What to produce: Give the data below again exactly as written, without its pictures.

Given data:
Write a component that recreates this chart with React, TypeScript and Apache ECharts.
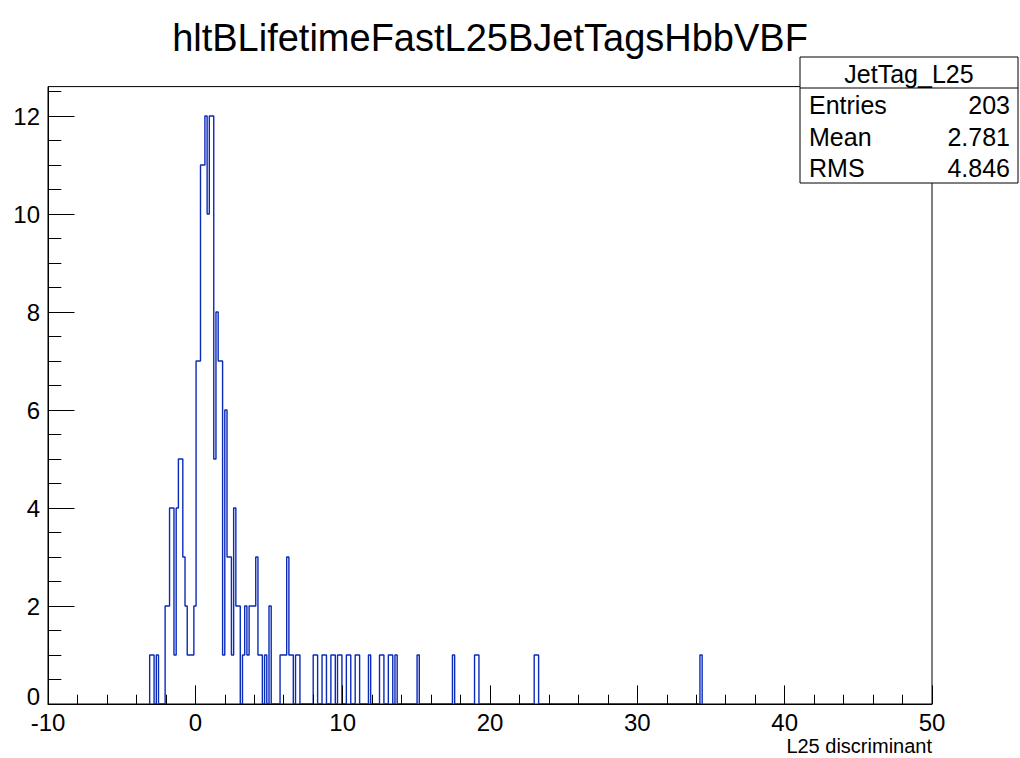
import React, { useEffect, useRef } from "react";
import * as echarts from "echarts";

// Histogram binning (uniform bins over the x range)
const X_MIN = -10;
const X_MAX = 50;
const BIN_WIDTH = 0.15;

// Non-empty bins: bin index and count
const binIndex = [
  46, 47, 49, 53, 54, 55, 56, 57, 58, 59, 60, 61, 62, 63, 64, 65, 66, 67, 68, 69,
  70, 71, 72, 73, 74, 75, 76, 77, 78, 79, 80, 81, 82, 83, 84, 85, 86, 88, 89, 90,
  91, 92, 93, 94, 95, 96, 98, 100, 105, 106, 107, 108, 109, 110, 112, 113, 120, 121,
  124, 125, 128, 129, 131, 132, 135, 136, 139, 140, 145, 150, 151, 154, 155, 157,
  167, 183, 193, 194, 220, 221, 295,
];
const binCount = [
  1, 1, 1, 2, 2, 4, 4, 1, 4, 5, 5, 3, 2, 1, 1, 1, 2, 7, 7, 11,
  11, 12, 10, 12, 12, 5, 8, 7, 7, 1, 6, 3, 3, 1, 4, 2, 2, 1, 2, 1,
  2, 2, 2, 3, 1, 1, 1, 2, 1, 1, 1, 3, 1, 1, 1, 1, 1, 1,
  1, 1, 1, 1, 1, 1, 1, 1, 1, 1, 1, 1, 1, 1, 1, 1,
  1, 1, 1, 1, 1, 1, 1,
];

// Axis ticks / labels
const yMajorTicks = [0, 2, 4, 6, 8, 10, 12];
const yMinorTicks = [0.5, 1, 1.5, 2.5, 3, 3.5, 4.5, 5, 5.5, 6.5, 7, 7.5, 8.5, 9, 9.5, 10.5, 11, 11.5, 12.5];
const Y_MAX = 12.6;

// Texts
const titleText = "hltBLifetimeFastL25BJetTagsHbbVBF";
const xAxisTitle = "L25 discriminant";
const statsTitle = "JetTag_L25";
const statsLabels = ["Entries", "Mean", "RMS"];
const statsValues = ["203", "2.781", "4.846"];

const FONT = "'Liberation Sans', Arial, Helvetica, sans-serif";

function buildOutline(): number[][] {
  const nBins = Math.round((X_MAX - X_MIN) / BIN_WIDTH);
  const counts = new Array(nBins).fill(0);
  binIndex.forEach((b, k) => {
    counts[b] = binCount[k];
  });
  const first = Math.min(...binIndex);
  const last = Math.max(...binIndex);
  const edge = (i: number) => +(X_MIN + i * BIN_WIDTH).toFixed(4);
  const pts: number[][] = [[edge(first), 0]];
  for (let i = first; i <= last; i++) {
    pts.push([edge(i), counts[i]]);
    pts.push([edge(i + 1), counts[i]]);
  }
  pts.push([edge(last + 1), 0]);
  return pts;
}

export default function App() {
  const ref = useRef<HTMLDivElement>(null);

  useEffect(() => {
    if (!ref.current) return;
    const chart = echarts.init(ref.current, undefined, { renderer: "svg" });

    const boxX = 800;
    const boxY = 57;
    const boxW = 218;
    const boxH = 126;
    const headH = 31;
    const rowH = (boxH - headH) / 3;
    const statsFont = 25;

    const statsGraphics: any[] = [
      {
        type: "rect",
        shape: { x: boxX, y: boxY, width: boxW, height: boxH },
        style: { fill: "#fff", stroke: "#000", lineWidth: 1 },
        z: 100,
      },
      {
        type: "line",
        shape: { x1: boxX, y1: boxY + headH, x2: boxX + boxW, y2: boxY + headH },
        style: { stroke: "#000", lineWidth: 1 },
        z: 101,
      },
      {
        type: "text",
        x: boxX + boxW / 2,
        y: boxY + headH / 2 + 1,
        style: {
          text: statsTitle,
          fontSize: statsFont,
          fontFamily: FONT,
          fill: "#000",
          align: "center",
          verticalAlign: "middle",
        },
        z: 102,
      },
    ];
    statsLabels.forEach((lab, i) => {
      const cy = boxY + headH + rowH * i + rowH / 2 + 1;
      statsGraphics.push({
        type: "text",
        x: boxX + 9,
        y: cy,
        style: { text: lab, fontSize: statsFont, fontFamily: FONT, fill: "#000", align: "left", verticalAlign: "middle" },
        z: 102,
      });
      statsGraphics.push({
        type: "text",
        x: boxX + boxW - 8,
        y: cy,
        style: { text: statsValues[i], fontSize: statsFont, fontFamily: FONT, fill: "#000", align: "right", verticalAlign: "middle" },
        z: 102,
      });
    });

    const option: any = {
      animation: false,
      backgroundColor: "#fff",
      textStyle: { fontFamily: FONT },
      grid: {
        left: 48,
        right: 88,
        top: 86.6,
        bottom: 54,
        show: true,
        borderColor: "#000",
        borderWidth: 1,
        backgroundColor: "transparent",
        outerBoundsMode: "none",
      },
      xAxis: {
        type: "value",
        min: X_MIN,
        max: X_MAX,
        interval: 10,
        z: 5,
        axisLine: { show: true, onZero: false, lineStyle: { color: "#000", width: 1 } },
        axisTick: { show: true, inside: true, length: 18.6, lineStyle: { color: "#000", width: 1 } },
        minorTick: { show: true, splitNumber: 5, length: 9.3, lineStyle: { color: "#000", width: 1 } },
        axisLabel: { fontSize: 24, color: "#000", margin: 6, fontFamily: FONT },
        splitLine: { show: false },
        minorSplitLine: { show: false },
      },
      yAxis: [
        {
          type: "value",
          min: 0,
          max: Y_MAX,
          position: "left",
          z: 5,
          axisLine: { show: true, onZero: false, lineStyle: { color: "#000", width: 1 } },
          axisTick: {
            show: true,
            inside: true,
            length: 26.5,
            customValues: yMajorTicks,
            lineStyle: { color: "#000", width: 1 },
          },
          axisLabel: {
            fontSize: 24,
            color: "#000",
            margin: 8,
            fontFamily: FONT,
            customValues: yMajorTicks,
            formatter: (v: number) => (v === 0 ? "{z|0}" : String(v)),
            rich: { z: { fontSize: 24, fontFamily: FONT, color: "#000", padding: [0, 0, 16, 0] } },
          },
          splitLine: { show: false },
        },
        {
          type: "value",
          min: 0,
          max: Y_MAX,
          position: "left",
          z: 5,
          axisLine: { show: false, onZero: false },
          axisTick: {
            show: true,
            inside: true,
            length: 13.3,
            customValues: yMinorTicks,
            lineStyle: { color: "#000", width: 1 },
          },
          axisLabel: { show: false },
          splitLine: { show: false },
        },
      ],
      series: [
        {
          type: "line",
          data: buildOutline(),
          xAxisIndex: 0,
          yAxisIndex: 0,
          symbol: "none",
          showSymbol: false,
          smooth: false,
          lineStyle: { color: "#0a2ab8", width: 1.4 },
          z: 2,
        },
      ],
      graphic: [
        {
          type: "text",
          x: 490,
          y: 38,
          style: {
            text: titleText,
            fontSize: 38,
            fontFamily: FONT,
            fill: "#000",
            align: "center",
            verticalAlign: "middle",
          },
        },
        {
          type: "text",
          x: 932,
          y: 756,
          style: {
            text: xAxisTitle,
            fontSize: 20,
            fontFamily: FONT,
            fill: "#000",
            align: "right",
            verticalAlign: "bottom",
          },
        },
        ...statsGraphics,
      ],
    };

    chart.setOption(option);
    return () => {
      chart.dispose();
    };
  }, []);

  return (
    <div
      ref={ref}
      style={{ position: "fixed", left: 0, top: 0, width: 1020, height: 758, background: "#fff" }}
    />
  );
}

Problem solution:
Write a component that recreates this chart with React, TypeScript and Apache ECharts.
import React, { useEffect, useRef } from "react";
import * as echarts from "echarts";

// Histogram binning (uniform bins over the x range)
const X_MIN = -10;
const X_MAX = 50;
const BIN_WIDTH = 0.15;

// Non-empty bins: bin index and count
const binIndex = [
  46, 47, 49, 53, 54, 55, 56, 57, 58, 59, 60, 61, 62, 63, 64, 65, 66, 67, 68, 69,
  70, 71, 72, 73, 74, 75, 76, 77, 78, 79, 80, 81, 82, 83, 84, 85, 86, 88, 89, 90,
  91, 92, 93, 94, 95, 96, 98, 100, 105, 106, 107, 108, 109, 110, 112, 113, 120, 121,
  124, 125, 128, 129, 131, 132, 135, 136, 139, 140, 145, 150, 151, 154, 155, 157,
  167, 183, 193, 194, 220, 221, 295,
];
const binCount = [
  1, 1, 1, 2, 2, 4, 4, 1, 4, 5, 5, 3, 2, 1, 1, 1, 2, 7, 7, 11,
  11, 12, 10, 12, 12, 5, 8, 7, 7, 1, 6, 3, 3, 1, 4, 2, 2, 1, 2, 1,
  2, 2, 2, 3, 1, 1, 1, 2, 1, 1, 1, 3, 1, 1, 1, 1, 1, 1,
  1, 1, 1, 1, 1, 1, 1, 1, 1, 1, 1, 1, 1, 1, 1, 1,
  1, 1, 1, 1, 1, 1, 1,
];

// Axis ticks / labels
const yMajorTicks = [0, 2, 4, 6, 8, 10, 12];
const yMinorTicks = [0.5, 1, 1.5, 2.5, 3, 3.5, 4.5, 5, 5.5, 6.5, 7, 7.5, 8.5, 9, 9.5, 10.5, 11, 11.5, 12.5];
const Y_MAX = 12.6;

// Texts
const titleText = "hltBLifetimeFastL25BJetTagsHbbVBF";
const xAxisTitle = "L25 discriminant";
const statsTitle = "JetTag_L25";
const statsLabels = ["Entries", "Mean", "RMS"];
const statsValues = ["203", "2.781", "4.846"];

const FONT = "'Liberation Sans', Arial, Helvetica, sans-serif";

function buildOutline(): number[][] {
  const nBins = Math.round((X_MAX - X_MIN) / BIN_WIDTH);
  const counts = new Array(nBins).fill(0);
  binIndex.forEach((b, k) => {
    counts[b] = binCount[k];
  });
  const first = Math.min(...binIndex);
  const last = Math.max(...binIndex);
  const edge = (i: number) => +(X_MIN + i * BIN_WIDTH).toFixed(4);
  const pts: number[][] = [[edge(first), 0]];
  for (let i = first; i <= last; i++) {
    pts.push([edge(i), counts[i]]);
    pts.push([edge(i + 1), counts[i]]);
  }
  pts.push([edge(last + 1), 0]);
  return pts;
}

export default function App() {
  const ref = useRef<HTMLDivElement>(null);

  useEffect(() => {
    if (!ref.current) return;
    const chart = echarts.init(ref.current, undefined, { renderer: "svg" });

    const boxX = 800;
    const boxY = 57;
    const boxW = 218;
    const boxH = 126;
    const headH = 31;
    const rowH = (boxH - headH) / 3;
    const statsFont = 25;

    const statsGraphics: any[] = [
      {
        type: "rect",
        shape: { x: boxX, y: boxY, width: boxW, height: boxH },
        style: { fill: "#fff", stroke: "#000", lineWidth: 1 },
        z: 100,
      },
      {
        type: "line",
        shape: { x1: boxX, y1: boxY + headH, x2: boxX + boxW, y2: boxY + headH },
        style: { stroke: "#000", lineWidth: 1 },
        z: 101,
      },
      {
        type: "text",
        x: boxX + boxW / 2,
        y: boxY + headH / 2 + 1,
        style: {
          text: statsTitle,
          fontSize: statsFont,
          fontFamily: FONT,
          fill: "#000",
          align: "center",
          verticalAlign: "middle",
        },
        z: 102,
      },
    ];
    statsLabels.forEach((lab, i) => {
      const cy = boxY + headH + rowH * i + rowH / 2 + 1;
      statsGraphics.push({
        type: "text",
        x: boxX + 9,
        y: cy,
        style: { text: lab, fontSize: statsFont, fontFamily: FONT, fill: "#000", align: "left", verticalAlign: "middle" },
        z: 102,
      });
      statsGraphics.push({
        type: "text",
        x: boxX + boxW - 8,
        y: cy,
        style: { text: statsValues[i], fontSize: statsFont, fontFamily: FONT, fill: "#000", align: "right", verticalAlign: "middle" },
        z: 102,
      });
    });

    const option: any = {
      animation: false,
      backgroundColor: "#fff",
      textStyle: { fontFamily: FONT },
      grid: {
        left: 48,
        right: 88,
        top: 86.6,
        bottom: 54,
        show: true,
        borderColor: "#000",
        borderWidth: 1,
        backgroundColor: "transparent",
        outerBoundsMode: "none",
      },
      xAxis: {
        type: "value",
        min: X_MIN,
        max: X_MAX,
        interval: 10,
        z: 5,
        axisLine: { show: true, onZero: false, lineStyle: { color: "#000", width: 1 } },
        axisTick: { show: true, inside: true, length: 18.6, lineStyle: { color: "#000", width: 1 } },
        minorTick: { show: true, splitNumber: 5, length: 9.3, lineStyle: { color: "#000", width: 1 } },
        axisLabel: { fontSize: 24, color: "#000", margin: 6, fontFamily: FONT },
        splitLine: { show: false },
        minorSplitLine: { show: false },
      },
      yAxis: [
        {
          type: "value",
          min: 0,
          max: Y_MAX,
          position: "left",
          z: 5,
          axisLine: { show: true, onZero: false, lineStyle: { color: "#000", width: 1 } },
          axisTick: {
            show: true,
            inside: true,
            length: 26.5,
            customValues: yMajorTicks,
            lineStyle: { color: "#000", width: 1 },
          },
          axisLabel: {
            fontSize: 24,
            color: "#000",
            margin: 8,
            fontFamily: FONT,
            customValues: yMajorTicks,
            formatter: (v: number) => (v === 0 ? "{z|0}" : String(v)),
            rich: { z: { fontSize: 24, fontFamily: FONT, color: "#000", padding: [0, 0, 16, 0] } },
          },
          splitLine: { show: false },
        },
        {
          type: "value",
          min: 0,
          max: Y_MAX,
          position: "left",
          z: 5,
          axisLine: { show: false, onZero: false },
          axisTick: {
            show: true,
            inside: true,
            length: 13.3,
            customValues: yMinorTicks,
            lineStyle: { color: "#000", width: 1 },
          },
          axisLabel: { show: false },
          splitLine: { show: false },
        },
      ],
      series: [
        {
          type: "line",
          data: buildOutline(),
          xAxisIndex: 0,
          yAxisIndex: 0,
          symbol: "none",
          showSymbol: false,
          smooth: false,
          lineStyle: { color: "#0a2ab8", width: 1.4 },
          z: 2,
        },
      ],
      graphic: [
        {
          type: "text",
          x: 490,
          y: 38,
          style: {
            text: titleText,
            fontSize: 38,
            fontFamily: FONT,
            fill: "#000",
            align: "center",
            verticalAlign: "middle",
          },
        },
        {
          type: "text",
          x: 932,
          y: 756,
          style: {
            text: xAxisTitle,
            fontSize: 20,
            fontFamily: FONT,
            fill: "#000",
            align: "right",
            verticalAlign: "bottom",
          },
        },
        ...statsGraphics,
      ],
    };

    chart.setOption(option);
    return () => {
      chart.dispose();
    };
  }, []);

  return (
    <div
      ref={ref}
      style={{ position: "fixed", left: 0, top: 0, width: 1020, height: 758, background: "#fff" }}
    />
  );
}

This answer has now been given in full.